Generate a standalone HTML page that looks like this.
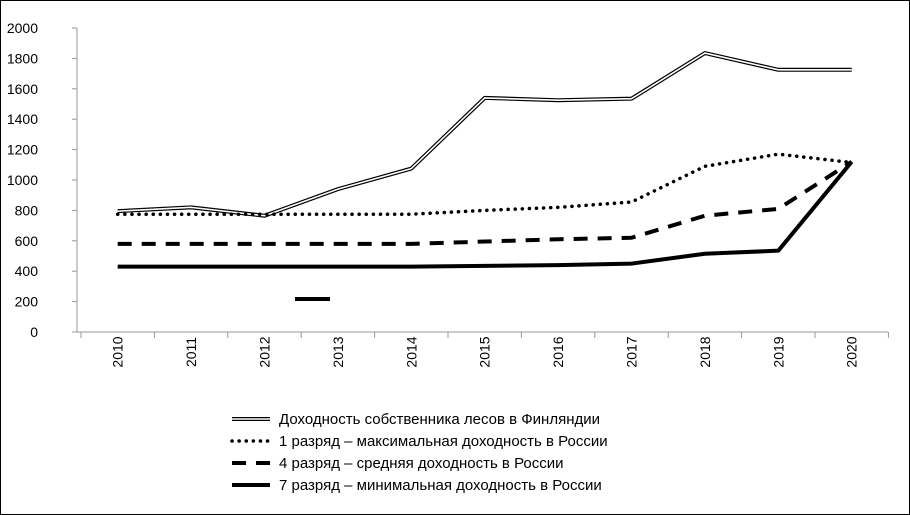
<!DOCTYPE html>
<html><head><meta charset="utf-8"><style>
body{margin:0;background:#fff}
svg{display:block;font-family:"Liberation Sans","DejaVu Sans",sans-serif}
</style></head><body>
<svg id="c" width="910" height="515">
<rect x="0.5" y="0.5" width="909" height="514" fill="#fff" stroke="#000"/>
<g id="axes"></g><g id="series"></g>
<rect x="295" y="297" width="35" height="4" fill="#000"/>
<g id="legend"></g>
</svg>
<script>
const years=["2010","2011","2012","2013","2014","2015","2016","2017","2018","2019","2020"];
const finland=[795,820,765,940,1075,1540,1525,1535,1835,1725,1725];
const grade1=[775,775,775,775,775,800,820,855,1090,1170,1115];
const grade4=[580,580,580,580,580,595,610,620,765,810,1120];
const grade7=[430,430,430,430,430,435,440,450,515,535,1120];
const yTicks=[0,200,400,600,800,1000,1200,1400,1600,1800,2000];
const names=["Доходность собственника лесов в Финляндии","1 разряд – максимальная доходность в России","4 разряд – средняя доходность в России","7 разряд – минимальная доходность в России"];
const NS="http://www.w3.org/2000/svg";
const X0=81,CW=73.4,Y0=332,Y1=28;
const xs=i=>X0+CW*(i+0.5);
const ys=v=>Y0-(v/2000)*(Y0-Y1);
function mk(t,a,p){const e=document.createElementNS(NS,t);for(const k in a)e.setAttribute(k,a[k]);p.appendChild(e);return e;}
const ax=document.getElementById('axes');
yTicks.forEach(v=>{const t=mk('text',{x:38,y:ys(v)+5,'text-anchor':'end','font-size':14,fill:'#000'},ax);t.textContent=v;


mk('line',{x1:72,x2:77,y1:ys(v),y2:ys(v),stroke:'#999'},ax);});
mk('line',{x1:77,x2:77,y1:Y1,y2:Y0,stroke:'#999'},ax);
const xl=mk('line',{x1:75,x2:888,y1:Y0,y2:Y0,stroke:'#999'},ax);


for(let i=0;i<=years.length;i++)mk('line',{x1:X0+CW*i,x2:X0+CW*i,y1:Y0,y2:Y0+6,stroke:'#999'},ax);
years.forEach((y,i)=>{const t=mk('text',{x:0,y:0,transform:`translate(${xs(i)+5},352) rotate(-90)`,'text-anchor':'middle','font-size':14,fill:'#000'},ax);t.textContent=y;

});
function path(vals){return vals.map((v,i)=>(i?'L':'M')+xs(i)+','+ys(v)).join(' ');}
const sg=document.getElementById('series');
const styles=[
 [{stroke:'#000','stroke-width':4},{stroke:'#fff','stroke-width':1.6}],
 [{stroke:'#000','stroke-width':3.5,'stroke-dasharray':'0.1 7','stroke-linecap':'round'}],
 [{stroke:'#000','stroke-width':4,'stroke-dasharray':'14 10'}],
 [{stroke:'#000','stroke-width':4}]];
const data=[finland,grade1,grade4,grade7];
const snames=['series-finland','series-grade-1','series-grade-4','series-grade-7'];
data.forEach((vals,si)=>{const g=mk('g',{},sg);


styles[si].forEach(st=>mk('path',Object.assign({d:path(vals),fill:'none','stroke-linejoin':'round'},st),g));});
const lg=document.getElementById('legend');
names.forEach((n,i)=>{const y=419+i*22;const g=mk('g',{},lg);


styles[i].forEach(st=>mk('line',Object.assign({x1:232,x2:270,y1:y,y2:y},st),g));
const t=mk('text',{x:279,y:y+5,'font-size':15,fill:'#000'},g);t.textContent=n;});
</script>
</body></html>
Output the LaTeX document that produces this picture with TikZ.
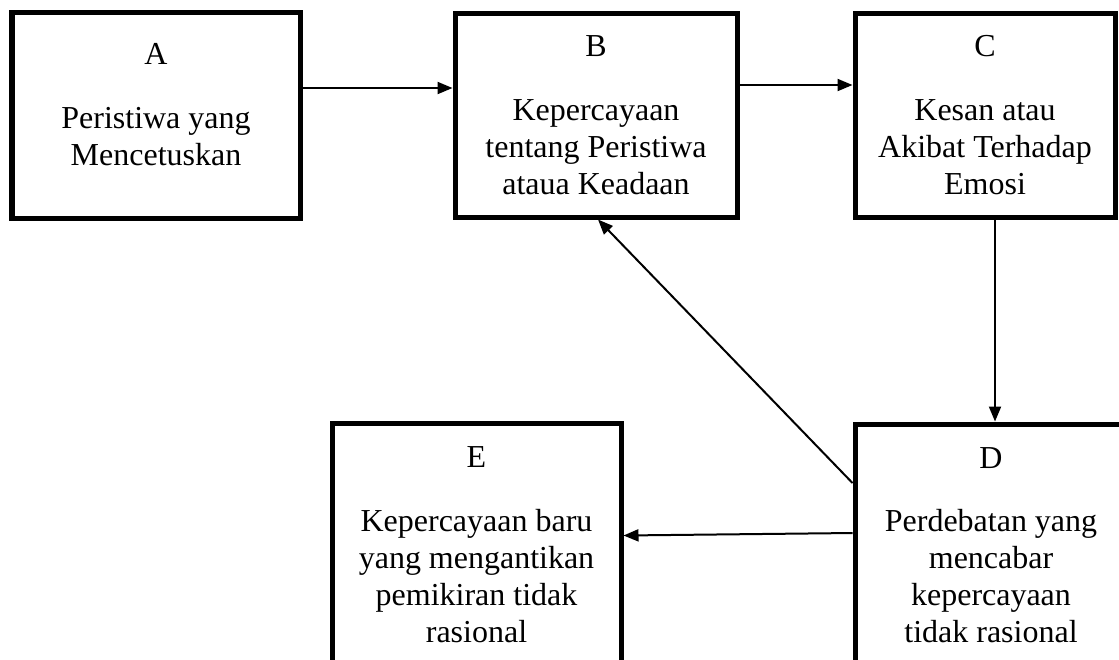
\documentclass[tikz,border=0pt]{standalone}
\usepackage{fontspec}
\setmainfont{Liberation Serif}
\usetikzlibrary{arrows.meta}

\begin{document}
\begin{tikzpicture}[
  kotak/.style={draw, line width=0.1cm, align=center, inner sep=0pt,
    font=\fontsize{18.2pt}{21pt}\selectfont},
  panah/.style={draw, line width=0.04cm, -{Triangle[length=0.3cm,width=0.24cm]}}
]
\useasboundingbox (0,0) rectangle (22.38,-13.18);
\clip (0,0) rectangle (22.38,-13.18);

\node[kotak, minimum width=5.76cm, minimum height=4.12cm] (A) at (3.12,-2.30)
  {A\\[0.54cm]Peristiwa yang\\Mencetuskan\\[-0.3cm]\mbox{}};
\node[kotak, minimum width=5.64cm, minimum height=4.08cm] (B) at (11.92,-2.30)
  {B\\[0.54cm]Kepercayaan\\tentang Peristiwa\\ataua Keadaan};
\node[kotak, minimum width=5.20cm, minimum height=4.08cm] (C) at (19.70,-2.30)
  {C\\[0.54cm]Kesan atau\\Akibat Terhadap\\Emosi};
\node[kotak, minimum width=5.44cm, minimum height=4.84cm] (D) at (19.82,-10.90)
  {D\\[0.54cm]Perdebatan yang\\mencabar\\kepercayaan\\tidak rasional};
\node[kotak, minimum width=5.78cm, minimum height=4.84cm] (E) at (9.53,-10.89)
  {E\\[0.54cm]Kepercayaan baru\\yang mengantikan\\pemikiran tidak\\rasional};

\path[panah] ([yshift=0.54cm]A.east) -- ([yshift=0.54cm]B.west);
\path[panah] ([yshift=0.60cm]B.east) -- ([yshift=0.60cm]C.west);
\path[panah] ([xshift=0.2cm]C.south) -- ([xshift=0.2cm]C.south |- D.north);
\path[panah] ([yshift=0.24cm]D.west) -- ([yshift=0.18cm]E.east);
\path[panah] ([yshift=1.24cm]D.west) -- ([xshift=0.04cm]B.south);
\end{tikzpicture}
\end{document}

══════

» **EXERCISE PROMPT**
Reproduce the listing word for word and omit its pictures.

» **SOLUTION**
Generate a standalone HTML page that looks like this.
<!DOCTYPE html>
<html><head><meta charset="utf-8"><style>
body{margin:0;background:#fff}
svg{display:block;font-family:"Liberation Sans","DejaVu Sans",sans-serif}
</style></head><body>
<svg id="c" width="910" height="515">
<rect x="0.5" y="0.5" width="909" height="514" fill="#fff" stroke="#000"/>
<g id="axes"></g><g id="series"></g>
<rect x="295" y="297" width="35" height="4" fill="#000"/>
<g id="legend"></g>
</svg>
<script>
const years=["2010","2011","2012","2013","2014","2015","2016","2017","2018","2019","2020"];
const finland=[795,820,765,940,1075,1540,1525,1535,1835,1725,1725];
const grade1=[775,775,775,775,775,800,820,855,1090,1170,1115];
const grade4=[580,580,580,580,580,595,610,620,765,810,1120];
const grade7=[430,430,430,430,430,435,440,450,515,535,1120];
const yTicks=[0,200,400,600,800,1000,1200,1400,1600,1800,2000];
const names=["Доходность собственника лесов в Финляндии","1 разряд – максимальная доходность в России","4 разряд – средняя доходность в России","7 разряд – минимальная доходность в России"];
const NS="http://www.w3.org/2000/svg";
const X0=81,CW=73.4,Y0=332,Y1=28;
const xs=i=>X0+CW*(i+0.5);
const ys=v=>Y0-(v/2000)*(Y0-Y1);
function mk(t,a,p){const e=document.createElementNS(NS,t);for(const k in a)e.setAttribute(k,a[k]);p.appendChild(e);return e;}
const ax=document.getElementById('axes');
yTicks.forEach(v=>{const t=mk('text',{x:38,y:ys(v)+5,'text-anchor':'end','font-size':14,fill:'#000'},ax);t.textContent=v;


mk('line',{x1:72,x2:77,y1:ys(v),y2:ys(v),stroke:'#999'},ax);});
mk('line',{x1:77,x2:77,y1:Y1,y2:Y0,stroke:'#999'},ax);
const xl=mk('line',{x1:75,x2:888,y1:Y0,y2:Y0,stroke:'#999'},ax);


for(let i=0;i<=years.length;i++)mk('line',{x1:X0+CW*i,x2:X0+CW*i,y1:Y0,y2:Y0+6,stroke:'#999'},ax);
years.forEach((y,i)=>{const t=mk('text',{x:0,y:0,transform:`translate(${xs(i)+5},352) rotate(-90)`,'text-anchor':'middle','font-size':14,fill:'#000'},ax);t.textContent=y;

});
function path(vals){return vals.map((v,i)=>(i?'L':'M')+xs(i)+','+ys(v)).join(' ');}
const sg=document.getElementById('series');
const styles=[
 [{stroke:'#000','stroke-width':4},{stroke:'#fff','stroke-width':1.6}],
 [{stroke:'#000','stroke-width':3.5,'stroke-dasharray':'0.1 7','stroke-linecap':'round'}],
 [{stroke:'#000','stroke-width':4,'stroke-dasharray':'14 10'}],
 [{stroke:'#000','stroke-width':4}]];
const data=[finland,grade1,grade4,grade7];
const snames=['series-finland','series-grade-1','series-grade-4','series-grade-7'];
data.forEach((vals,si)=>{const g=mk('g',{},sg);


styles[si].forEach(st=>mk('path',Object.assign({d:path(vals),fill:'none','stroke-linejoin':'round'},st),g));});
const lg=document.getElementById('legend');
names.forEach((n,i)=>{const y=419+i*22;const g=mk('g',{},lg);


styles[i].forEach(st=>mk('line',Object.assign({x1:232,x2:270,y1:y,y2:y},st),g));
const t=mk('text',{x:279,y:y+5,'font-size':15,fill:'#000'},g);t.textContent=n;});
</script>
</body></html>
Output the LaTeX document that produces this picture with TikZ.
\documentclass[tikz,border=0pt]{standalone}
\usepackage{fontspec}
\setmainfont{Liberation Serif}
\usetikzlibrary{arrows.meta}

\begin{document}
\begin{tikzpicture}[
  kotak/.style={draw, line width=0.1cm, align=center, inner sep=0pt,
    font=\fontsize{18.2pt}{21pt}\selectfont},
  panah/.style={draw, line width=0.04cm, -{Triangle[length=0.3cm,width=0.24cm]}}
]
\useasboundingbox (0,0) rectangle (22.38,-13.18);
\clip (0,0) rectangle (22.38,-13.18);

\node[kotak, minimum width=5.76cm, minimum height=4.12cm] (A) at (3.12,-2.30)
  {A\\[0.54cm]Peristiwa yang\\Mencetuskan\\[-0.3cm]\mbox{}};
\node[kotak, minimum width=5.64cm, minimum height=4.08cm] (B) at (11.92,-2.30)
  {B\\[0.54cm]Kepercayaan\\tentang Peristiwa\\ataua Keadaan};
\node[kotak, minimum width=5.20cm, minimum height=4.08cm] (C) at (19.70,-2.30)
  {C\\[0.54cm]Kesan atau\\Akibat Terhadap\\Emosi};
\node[kotak, minimum width=5.44cm, minimum height=4.84cm] (D) at (19.82,-10.90)
  {D\\[0.54cm]Perdebatan yang\\mencabar\\kepercayaan\\tidak rasional};
\node[kotak, minimum width=5.78cm, minimum height=4.84cm] (E) at (9.53,-10.89)
  {E\\[0.54cm]Kepercayaan baru\\yang mengantikan\\pemikiran tidak\\rasional};

\path[panah] ([yshift=0.54cm]A.east) -- ([yshift=0.54cm]B.west);
\path[panah] ([yshift=0.60cm]B.east) -- ([yshift=0.60cm]C.west);
\path[panah] ([xshift=0.2cm]C.south) -- ([xshift=0.2cm]C.south |- D.north);
\path[panah] ([yshift=0.24cm]D.west) -- ([yshift=0.18cm]E.east);
\path[panah] ([yshift=1.24cm]D.west) -- ([xshift=0.04cm]B.south);
\end{tikzpicture}
\end{document}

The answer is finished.